• _Exercise directions_: Leave the pictures out and quote every line from the start of the listing to the line with "const yTicks = [0, 10000, 20000, 30000, 40000, 50000, 60000];", inclusive.

** Start of Given data **

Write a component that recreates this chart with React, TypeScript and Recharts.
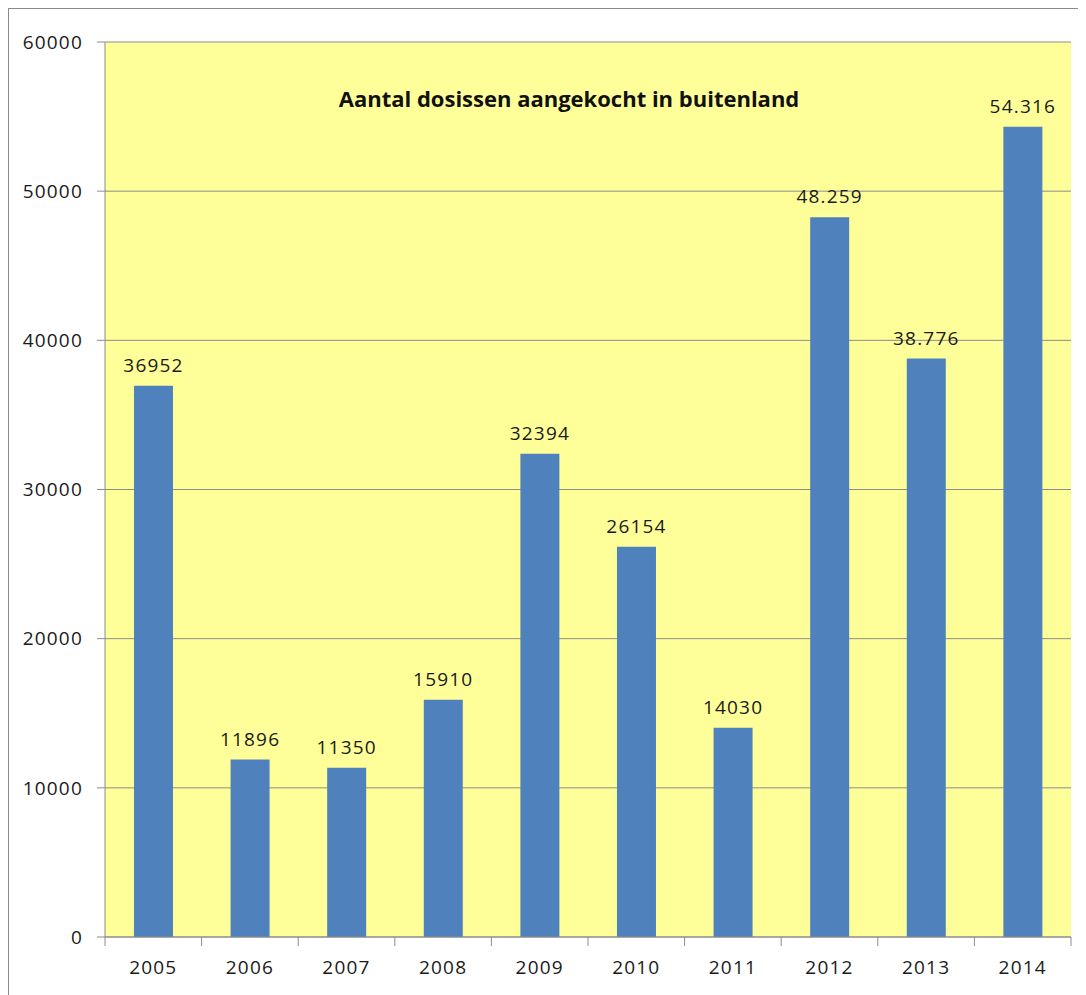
import { BarChart, Bar, XAxis, YAxis, CartesianGrid, LabelList } from "recharts";

const years = ["2005", "2006", "2007", "2008", "2009", "2010", "2011", "2012", "2013", "2014"];
const doses = [36952, 11896, 11350, 15910, 32394, 26154, 14030, 48259, 38776, 54316];
const doseLabels = ["36952", "11896", "11350", "15910", "32394", "26154", "14030", "48.259", "38.776", "54.316"];
const yTicks = [0, 10000, 20000, 30000, 40000, 50000, 60000];

const title = "Aantal dosissen aangekocht in buitenland";

const data = years.map((year, i) => ({ year, doses: doses[i], label: doseLabels[i] }));

const font = "'Open Sans', sans-serif";
const textStyle = { fontFamily: font, fontSize: 19, letterSpacing: 1.2, fill: "#1a1a1a" };
const axisGray = "#8c8c8c";
const X_TICK_MARGIN = 24;

// year label plus tick marks on the category boundaries (Excel style)
const YearTick = (props: any) => {
    const { x, y, payload, index } = props;
    const half = payload.offset || 0;
    const axisY = y - X_TICK_MARGIN;
    return (
        <g>
            <line x1={x - half} x2={x - half} y1={axisY} y2={axisY + 9} stroke={axisGray} />
            {index === years.length - 1 && (
                <line x1={x + half} x2={x + half} y1={axisY} y2={axisY + 9} stroke={axisGray} />
            )}
            <text x={x} y={y} dy="0.71em" textAnchor="middle" style={textStyle}>
                {payload.value}
            </text>
        </g>
    );
};

const App = () => {
    return (
        <div style={{ position: "relative", width: 1078, height: 987 }}>
            <div
                style={{
                    position: "absolute",
                    left: -1,
                    top: -1,
                    width: 1100,
                    height: 1000,
                    borderLeft: "2px solid #8a8a8a",
                    borderTop: "2px solid #8a8a8a",
                    pointerEvents: "none",
                }}
            />
            <BarChart
                width={1078}
                height={987}
                data={data}
                margin={{ top: 34, right: 15, bottom: 0, left: 17 }}
                barCategoryGap="30%"
            >
                <CartesianGrid horizontal={true} vertical={false} fill="#FFFF99" stroke={axisGray} strokeWidth={1} />
                <XAxis
                    dataKey="year"
                    axisLine={{ stroke: axisGray }}
                    tickLine={false}
                    tickSize={0}
                    tickMargin={X_TICK_MARGIN}
                    tick={<YearTick />}
                    interval={0}
                    height={58}
                />
                <YAxis
                    width={80}
                    domain={[0, 60000]}
                    ticks={yTicks}
                    tickSize={8}
                    tickMargin={14}
                    axisLine={{ stroke: axisGray }}
                    tickLine={{ stroke: axisGray }}
                    tick={textStyle}
                />
                <Bar dataKey="doses" fill="#4F81BD" isAnimationActive={false}>
                    <LabelList dataKey="label" position="top" offset={14} style={textStyle} />
                </Bar>
            </BarChart>
            <div
                style={{
                    position: "absolute",
                    left: 569 - 8 - 300,
                    width: 600,
                    top: 84 - 8,
                    textAlign: "center",
                    fontFamily: font,
                    fontWeight: 700,
                    fontSize: 22,
                    color: "#111",
                    lineHeight: "28px",
                }}
            >
                {title}
            </div>
        </div>
    );
};

export default App;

** End of Given data **

• _Solved problem_:
Write a component that recreates this chart with React, TypeScript and Recharts.
import { BarChart, Bar, XAxis, YAxis, CartesianGrid, LabelList } from "recharts";

const years = ["2005", "2006", "2007", "2008", "2009", "2010", "2011", "2012", "2013", "2014"];
const doses = [36952, 11896, 11350, 15910, 32394, 26154, 14030, 48259, 38776, 54316];
const doseLabels = ["36952", "11896", "11350", "15910", "32394", "26154", "14030", "48.259", "38.776", "54.316"];
const yTicks = [0, 10000, 20000, 30000, 40000, 50000, 60000];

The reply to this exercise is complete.